BRUNETTA HA QUALCHE RAGIONE NELLO SMONTARE IL DECRETO SULL’ILVA: “DUBBI DI COSTITUZIONALITÀ SU QUESTO COMMISSARIAMENTO”

Antonella Baccaro per il "Corriere della Sera"

Renato Brunetta, capogruppo pdl alla Camera, è categorico: «Il commissariamento dell'Ilva, così come delineato dal decreto del governo, presenta forti dubbi di costituzionalità in quanto rischia di portare all'espropriazione dell'impresa. Si tratta di un precedente grave che può produrre effetti non voluti. Per quanto a fin di bene, la normativa va corretta in Parlamento».

Quali sarebbero i profili di incostituzionalità del decreto?
«Il meccanismo ha per presupposto violazioni dell'Aia (autorizzazione ambientale, ndr) che, allo stato, sono solo ipotesi di reato, addirittura non formalizzate come tali nemmeno dagli organi di controllo.

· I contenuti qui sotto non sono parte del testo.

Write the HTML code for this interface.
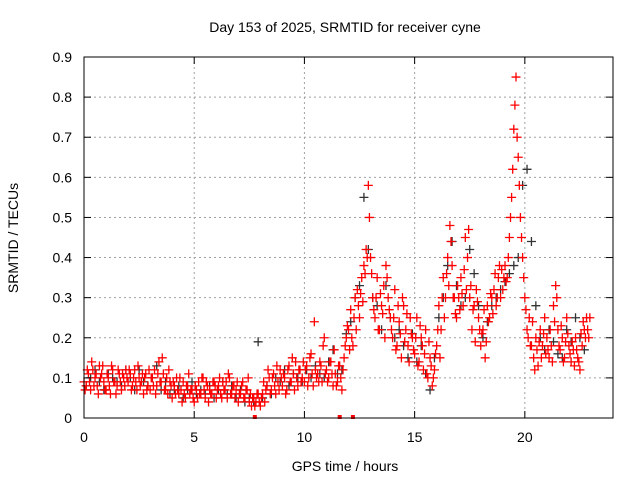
<!DOCTYPE html>
<html><head><meta charset="utf-8">
<style>
body{margin:0;background:#fff;}
svg{display:block;font-family:"Liberation Sans",sans-serif;}
</style></head>
<body>
<svg id="chart" width="640" height="480">
<text x="345" y="32" font-size="14" text-anchor="middle" fill="#000">Day 153 of 2025, SRMTID for receiver cyne</text>
<text x="345" y="471" font-size="14" text-anchor="middle">GPS time / hours</text>
<text transform="translate(18,238) rotate(-90)" font-size="14" text-anchor="middle">SRMTID / TECUs</text>
<g id="grid"></g>
<g id="marks"></g>
<g id="axes"></g>
</svg>
<script>
const xTicks=[0,5,10,15,20];
const yTicks=[0,0.1,0.2,0.3,0.4,0.5,0.6,0.7,0.8,0.9];
const yTickLabels=["0","0.1","0.2","0.3","0.4","0.5","0.6","0.7","0.8","0.9"];
const seriesStartHour=0;
const redStepHours=0.1;
const redA=[.09,.08,.11,.07,.12,.10,.08,.13,.11,.09,
.07,.10,.06,.12,.09,.08,.11,.07,.10,.12,
.09,.11,.08,.12,.07,.10,.09,.06,.11,.08,
.07,.10,.12,.08,.14,.09,.11,.07,.06,.09,
.05,.08,.10,.06,.07,.09,.05,.08,.06,.07,
.04,.07,.09,.06,.10,.05,.08,.07,.06,.09,
.05,.08,.06,.09,.07,.05,.10,.06,.08,.07,
.04,.06,.09,.05,.07,.04,.03,.05,.04,.06,
.03,.06,.04,.08,.10,.07,.11,.06,.09,.12,
.08,.10,.07,.13,.09,.11,.14,.08,.12,.10,
.09,.13,.10,.16,.08,.12,.11,.14,.09,.20,
.12,.10,.14,.08,.11,.09,.13,.07,.15,.20,
.22,.27,.18,.30,.32,.25,.35,.38,.42,.58,
.40,.30,.25,.35,.22,.28,.33,.38,.30,.25,
.20,.32,.18,.24,.15,.28,.22,.18,.25,.20,
.16,.25,.14,.20,.12,.22,.10,.15,.08,.12,
.18,.28,.22,.35,.30,.40,.48,.38,.30,.25,
.30,.35,.28,.45,.40,.30,.22,.28,.32,.25,
.18,.22,.15,.28,.25,.30,.32,.28,.35,.30,
.32,.38,.35,.45,.55,.72,.85,.65,.50,.40,
.30,.22,.25,.18,.15,.20,.13,.22,.18,.25,
.20,.15,.18,.28,.33,.22,.17,.20,.15,.25,
.18,.14,.17,.20,.15,.12,.18,.22,.25,.20];
const redB=[.07,.12,.09,.14,.08,.11,.06,.10,.13,.07,
.11,.08,.13,.09,.06,.12,.09,.11,.08,.10,
.12,.07,.10,.09,.13,.08,.11,.10,.07,.12,
.10,.08,.06,.11,.09,.15,.07,.10,.12,.08,
.09,.06,.07,.10,.04,.06,.08,.11,.07,.05,
.08,.05,.06,.10,.07,.09,.04,.06,.09,.08,
.07,.10,.05,.07,.09,.11,.06,.08,.05,.09,
.06,.08,.05,.07,.10,.06,.05,.03,.06,.04,
.05,.09,.07,.12,.06,.10,.08,.13,.07,.10,
.11,.06,.12,.09,.15,.07,.10,.12,.09,.14,
.12,.08,.15,.11,.24,.10,.09,.13,.18,.11,
.09,.14,.11,.17,.08,.13,.10,.12,.18,.23,
.17,.20,.25,.22,.28,.31,.29,.36,.40,.50,
.36,.27,.30,.22,.31,.26,.20,.35,.27,.22,
.25,.17,.28,.21,.30,.19,.26,.14,.21,.17,
.20,.13,.23,.18,.16,.11,.19,.13,.10,.16,
.22,.15,.30,.25,.36,.33,.44,.30,.26,.33,
.27,.31,.37,.32,.47,.33,.27,.19,.29,.22,
.21,.27,.19,.24,.31,.26,.36,.30,.38,.37,
.35,.34,.40,.50,.62,.78,.70,.58,.45,.35,
.27,.20,.18,.24,.12,.17,.19,.15,.21,.16,
.17,.22,.14,.24,.30,.18,.23,.14,.19,.21,
.16,.19,.13,.17,.14,.21,.24,.20,.22,.25];
const blackStepHours=0.2;
const black=[.08,.10,.12,.09,.07,.11,.10,.09,.08,.12,
.10,.07,.12,.09,.08,.10,.13,.07,.09,.06,
.07,.08,.05,.07,.09,.06,.07,.06,.08,.05,
.07,.09,.06,.08,.05,.07,.04,.05,.04,.19,
.05,.08,.06,.10,.09,.12,.08,.11,.10,.09,
.12,.10,.13,.11,.10,.14,.17,.11,.12,.21,
.24,.30,.33,.55,.42,.30,.28,.22,.33,.25,
.20,.22,.18,.15,.21,.14,.18,.11,.07,.15,
.25,.30,.38,.44,.33,.28,.30,.42,.36,.28,
.20,.24,.28,.30,.32,.34,.36,.38,.40,.58,
.62,.44,.28,.20,.17,.22,.19,.16,.15,.22,
.19,.25,.20,.17];
const dashHours=[7.75,11.6,12.2];

const NS="http://www.w3.org/2000/svg";
const L=84,R=613,T=57,B=418,XMAX=24,YMAX=0.9;
const xs=h=>L+(h/XMAX)*(R-L);
const ys=v=>B-(v/YMAX)*(B-T);
function mk(tag,attrs,parent){const e=document.createElementNS(NS,tag);for(const k in attrs)e.setAttribute(k,attrs[k]);parent.appendChild(e);return e;}
const grid=document.getElementById('grid'),marks=document.getElementById('marks'),axes=document.getElementById('axes');
xTicks.forEach(t=>{
 if(t>0){const g=mk('line',{x1:xs(t),x2:xs(t),y1:T,y2:B,stroke:'#a0a0a0','stroke-dasharray':'2,3'},grid);
 
 }
 const lb=mk('text',{x:xs(t),y:B+24,'font-size':14,'text-anchor':'middle'},axes);lb.textContent=t;
 
 
 mk('line',{x1:xs(t),x2:xs(t),y1:B,y2:B-7,stroke:'#000'},axes);
 mk('line',{x1:xs(t),x2:xs(t),y1:T,y2:T+7,stroke:'#000'},axes);
});
yTicks.forEach((t,i)=>{
 if(t>0){const g=mk('line',{x1:L,x2:R,y1:ys(t),y2:ys(t),stroke:'#a0a0a0','stroke-dasharray':'2,3'},grid);
 
 }
 const lb=mk('text',{x:L-12,y:ys(t)+5,'font-size':14,'text-anchor':'end'},axes);lb.textContent=yTickLabels[i];
 
 
 mk('line',{x1:L,x2:L+7,y1:ys(t),y2:ys(t),stroke:'#000'},axes);
 mk('line',{x1:R,x2:R-7,y1:ys(t),y2:ys(t),stroke:'#000'},axes);
});
const frame=mk('rect',{x:L,y:T,width:R-L,height:B-T,fill:'none',stroke:'#000'},axes);


function plus(h,v,color,name){
 const x=xs(h),y=ys(v);
 const p=mk('path',{d:`M${x-4.5},${y}H${x+4.5}M${x},${y-4.5}V${y+4.5}`,stroke:color,'stroke-width':1.3,fill:'none'},marks);
 
 
}
black.forEach((v,i)=>plus(seriesStartHour+i*blackStepHours+0.1,v,'#333','black-point'));
redA.forEach((v,i)=>plus(seriesStartHour+i*redStepHours,v,'#ff0000','red-point'));
redB.forEach((v,i)=>plus(seriesStartHour+i*redStepHours+0.05,v,'#ff0000','red-point'));
dashHours.forEach(h=>{
 const r=mk('rect',{x:xs(h)-2,y:B-3,width:4,height:4,fill:'#ff0000'},marks);
 
 
});
</script>
</body></html>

In questo modo si crea un precedente grave in base al quale la sola osservazione di ritenuta inadempienza alle prescrizioni Aia o di altre norme ambientali, da parte di autorità competenti, è sufficiente a far scattare la facoltà di totale commissariamento da parte del Consiglio dei ministri. Le auto inquinano e uccidono? Un giudice ne potrà vietare la messa in circolazione».

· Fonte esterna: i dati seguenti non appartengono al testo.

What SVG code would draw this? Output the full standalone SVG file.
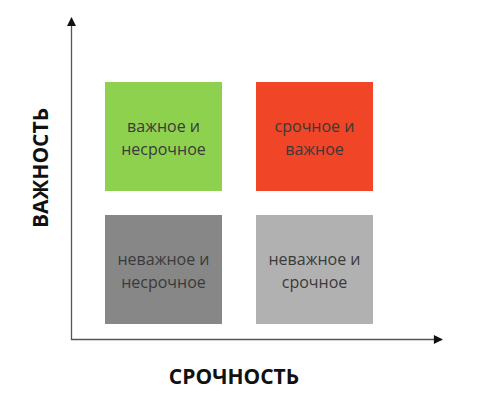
<svg xmlns="http://www.w3.org/2000/svg" width="499" height="405" viewBox="0 0 499 405">
<style>
.lbl{font-family:"Open Sans","Liberation Sans",sans-serif;font-size:16px;fill:#3a3a3a;text-anchor:middle}
.ax{font-family:"Open Sans","Liberation Sans",sans-serif;font-size:21px;font-weight:bold;fill:#111;text-anchor:middle}
.axis{stroke:#555;stroke-width:1.3;fill:none}
</style>
<defs>
<marker id="ah" viewBox="0 0 10 10" refX="9" refY="5" markerWidth="10" markerHeight="9" markerUnits="userSpaceOnUse" orient="auto">
<path d="M0,0 L10,5 L0,10 z" fill="#111"/>
</marker>
</defs>
<rect width="499" height="405" fill="#fff"/>
<g id="connectors">
<line class="axis" x1="71.5" y1="340" x2="71.5" y2="18" marker-end="url(#ah)"/>
<line class="axis" x1="71" y1="339.5" x2="442" y2="339.5" marker-end="url(#ah)"/>
</g>
<g id="q1">
<rect x="105" y="82" width="117" height="109" fill="#8ed14f"/>
<text class="lbl" x="163.5" y="132">важное и</text>
<text class="lbl" x="163.5" y="155">несрочное</text>
</g>
<g id="q2">
<rect x="256" y="82" width="117" height="109" fill="#f04526"/>
<text class="lbl" x="314.5" y="132">срочное и</text>
<text class="lbl" x="314.5" y="155">важное</text>
</g>
<g id="q3">
<rect x="105" y="215" width="117" height="109" fill="#878787"/>
<text class="lbl" x="163.5" y="265">неважное и</text>
<text class="lbl" x="163.5" y="288">несрочное</text>
</g>
<g id="q4">
<rect x="256" y="215" width="117" height="109" fill="#b1b1b1"/>
<text class="lbl" x="314.5" y="265">неважное и</text>
<text class="lbl" x="314.5" y="288">срочное</text>
</g>
<g id="yaxis-label">
<text class="ax" transform="translate(47.5,168) rotate(-90)">ВАЖНОСТЬ</text>
</g>
<g id="xaxis-label">
<text class="ax" x="234" y="383.5">СРОЧНОСТЬ</text>
</g>
</svg>
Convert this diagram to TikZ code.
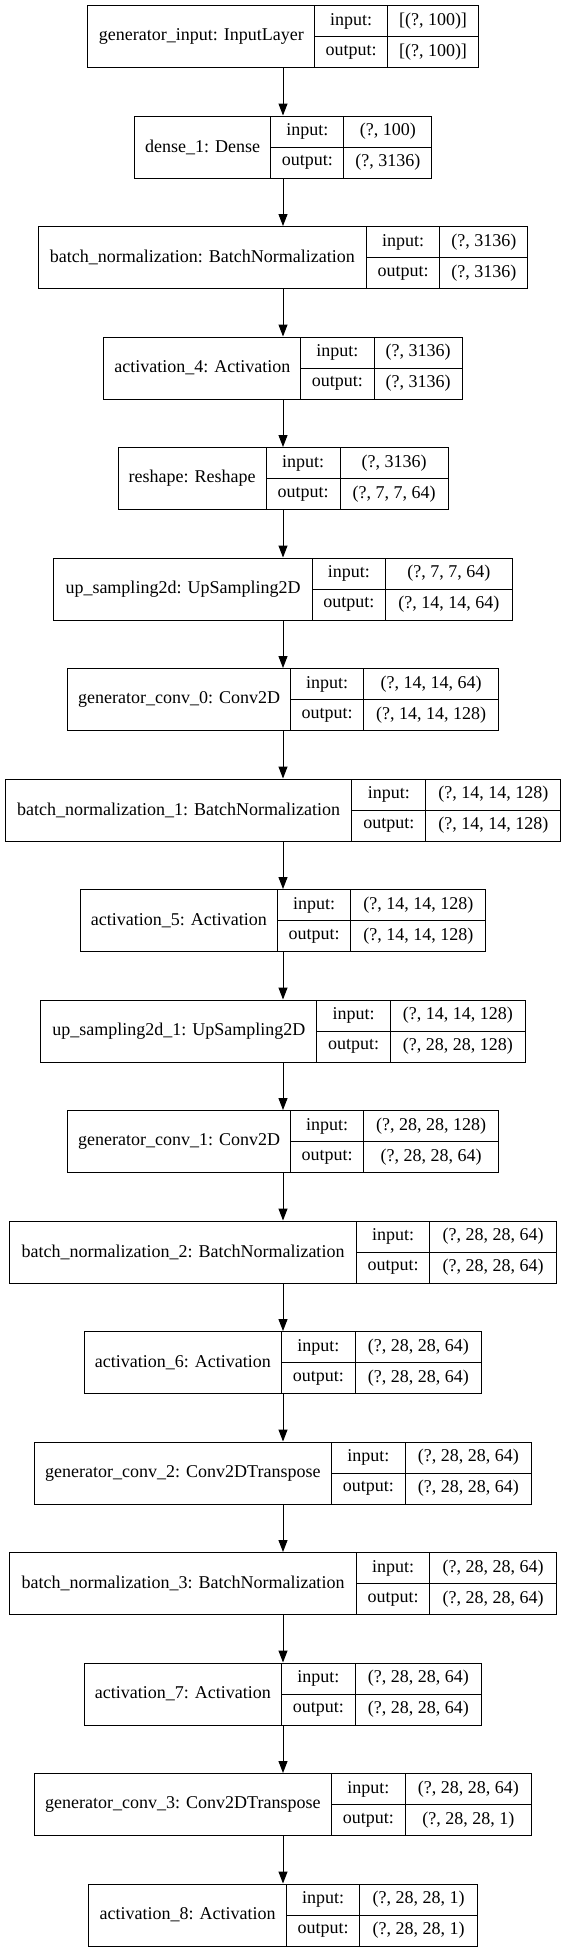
\documentclass[tikz,border=0pt]{standalone}
\usepackage{fontspec}
\setmainfont{Liberation Serif}
\usetikzlibrary{arrows.meta}
\tikzset{
  cell/.style={draw=black, line width=1pt, inner sep=0pt, minimum height=31pt,
    font=\fontsize{18}{20}\selectfont, anchor=north west},
  titlecell/.style={cell, minimum height=62pt},
  conn/.style={draw=black, line width=1pt, -{Triangle[length=12pt,width=9pt]}},
}
\newcommand\layer[9]{%
  \pgfmathsetmacro\lyTop{5+110.5*#2}%
  \pgfmathsetmacro\lyMid{\lyTop+31}%
  \pgfmathsetmacro\lwA{#4-#3}%
  \pgfmathsetmacro\lwB{#5-#4}%
  \pgfmathsetmacro\lwC{#6-#5}%
  \node[titlecell, minimum width=\lwA pt] (#1) at (#3,\lyTop) {#7};
  \node[cell, minimum width=\lwB pt] (#1-il) at (#4,\lyTop) {input:};
  \node[cell, minimum width=\lwB pt] (#1-ol) at (#4,\lyMid) {output:};
  \node[cell, minimum width=\lwC pt] (#1-iv) at (#5,\lyTop) {#8};
  \node[cell, minimum width=\lwC pt] (#1-ov) at (#5,\lyMid) {#9};
}
\begin{document}
\begin{tikzpicture}[x=1pt,y=-1pt]
\useasboundingbox[fill=white] (0,0) rectangle (565,1955);
\coordinate (ax) at (283,0);
\layer{L0}{0}{87.3}{314.3}{386.7}{478.3}{generator\_input: InputLayer}{[(?, 100)]}{[(?, 100)]}
\layer{L1}{1}{134.1}{270.3}{343.4}{431.4}{dense\_1: Dense}{(?, 100)}{(?, 3136)}
\layer{L2}{2}{37.8}{365.8}{439.3}{527.2}{batch\_normalization: BatchNormalization}{(?, 3136)}{(?, 3136)}
\layer{L3}{3}{103.4}{300.2}{373.7}{461.6}{activation\_4: Activation}{(?, 3136)}{(?, 3136)}
\layer{L4}{4}{117.8}{265.6}{339.5}{447.6}{reshape: Reshape}{(?, 3136)}{(?, 7, 7, 64)}
\layer{L5}{5}{53.3}{311.7}{384.9}{511.7}{up\_sampling2d: UpSampling2D}{(?, 7, 7, 64)}{(?, 14, 14, 64)}
\layer{L6}{6}{67}{290.1}{363.2}{498}{generator\_conv\_0: Conv2D}{(?, 14, 14, 64)}{(?, 14, 14, 128)}
\layer{L7}{7}{4.7}{351.4}{425.2}{560.4}{batch\_normalization\_1: BatchNormalization}{(?, 14, 14, 128)}{(?, 14, 14, 128)}
\layer{L8}{8}{79.6}{277.1}{350.3}{485.4}{activation\_5: Activation}{(?, 14, 14, 128)}{(?, 14, 14, 128)}
\layer{L9}{9}{40.4}{316.4}{389.9}{524.7}{up\_sampling2d\_1: UpSampling2D}{(?, 14, 14, 128)}{(?, 28, 28, 128)}
\layer{L10}{10}{67}{290.1}{363.2}{498}{generator\_conv\_1: Conv2D}{(?, 28, 28, 128)}{(?, 28, 28, 64)}
\layer{L11}{11}{9}{356}{429.2}{556}{batch\_normalization\_2: BatchNormalization}{(?, 28, 28, 64)}{(?, 28, 28, 64)}
\layer{L12}{12}{83.6}{281.1}{354.6}{481.1}{activation\_6: Activation}{(?, 28, 28, 64)}{(?, 28, 28, 64)}
\layer{L13}{13}{33.9}{330.8}{404.7}{530.8}{generator\_conv\_2: Conv2DTranspose}{(?, 28, 28, 64)}{(?, 28, 28, 64)}
\layer{L14}{14}{9}{356}{429.2}{556}{batch\_normalization\_3: BatchNormalization}{(?, 28, 28, 64)}{(?, 28, 28, 64)}
\layer{L15}{15}{83.6}{281.1}{354.6}{481.1}{activation\_7: Activation}{(?, 28, 28, 64)}{(?, 28, 28, 64)}
\layer{L16}{16}{33.9}{330.8}{404.7}{530.8}{generator\_conv\_3: Conv2DTranspose}{(?, 28, 28, 64)}{(?, 28, 28, 1)}
\layer{L17}{17}{88.3}{285.8}{359.3}{476.8}{activation\_8: Activation}{(?, 28, 28, 1)}{(?, 28, 28, 1)}
\foreach \a/\b in {L0/L1,L1/L2,L2/L3,L3/L4,L4/L5,L5/L6,L6/L7,L7/L8,L8/L9,L9/L10,L10/L11,L11/L12,L12/L13,L13/L14,L14/L15,L15/L16,L16/L17}
  \draw[conn] (\a.south -| ax) -- (\b.north -| ax);
\end{tikzpicture}
\end{document}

Almeno nel merito il provvedimento funziona?
«Prima di scendere del merito c'è un'altra conseguenza grave di tipo economico che vorrei segnalare: la norma è di carattere generale dunque si applica a tutti gli stabilimenti che abbiano prodotto interventi dell'autorità competente. Quindi a centinaia di situazioni. Chi mai verrà a investire con una spada di Damocle come questa sulla testa?».

Ma i poteri di gestione assegnati al commissario la convincono?
«Con tutta la stima per Bondi, non condivido l'onnipotenza del commissario. Prima di tutto la durata del suo incarico, 36 mesi, sia pure illusoriamente spezzettata in tranches da 12 mesi, è sicuramente eccessiva e ingiustificata. Meglio sarebbe una durata secca di dodici mesi, rinnovabili per una sola volta, verificata l'efficacia dell'azione realizzata dal commissario».

Nel decreto non si parla di verifiche.
«Infatti. Il provvedimento non prevede, per un periodo così esteso, alcuna forma di controllo della condotta del commissario, né la possibilità, ove la vicenda giudiziaria avesse sviluppi favorevoli alla proprietà, di modifica del regime. Infine, il commissario non ha responsabilità nei confronti degli azionisti, se si esclude il dolo o la colpa grave».

Il decreto aveva come scopo quello di sbloccare le risorse messe sotto sequestro e evitare la discontinuità. Sarà il giudice competente a «svincolare» le somme congelate. Ritiene che il provvedimento servirà almeno a centrare questo obiettivo?
«A parte la atecnicità del concetto di "svincolo", non è dato conoscere come tale operazione possa avvenire, né come tali risorse debbano essere impegnate in concreto in linea con l'Aia già prevista per legge. In ogni caso sarebbe opportuno prevedere che le somme impiegate dal commissario per l'attuazione dell'Aia non fossero più recuperabili dalla società, qualunque fosse l'esito della vicenda giudiziaria».

Lei ha parlato di «esproprio». Ritiene che alla proprietà siano stati garantiti diritti minimi nella nuova situazione in cui viene a trovarsi?
«Credo che alla proprietà non possa negarsi l'esercizio dei diritti del socio e non solo l'informazione, peraltro solo genericamente indicata: anche qui l'ablazione dei diritti potrebbe, ingiustificata com'è, dare origine a rilievi di matrice costituzionale».

Chiarito che questo decreto proprio non le piace, cosa avrebbe fatto al posto del governo?
«Un decreto limitato, i tempi di realizzazione del programma potevano ridursi a non oltre i trenta giorni, in linea con l'urgenza dell'intervento. Ma soprattutto un provvedimento più rispettoso del mercato, della proprietà, delle responsabilità di ciascuno. E non estensibile a altre aziende».

Cosa farà il Pdl ora?
«Spero che nel dibattito parlamentare possano essere apportati i correttivi opportuni. A volte la fretta è una cattiva consigliera».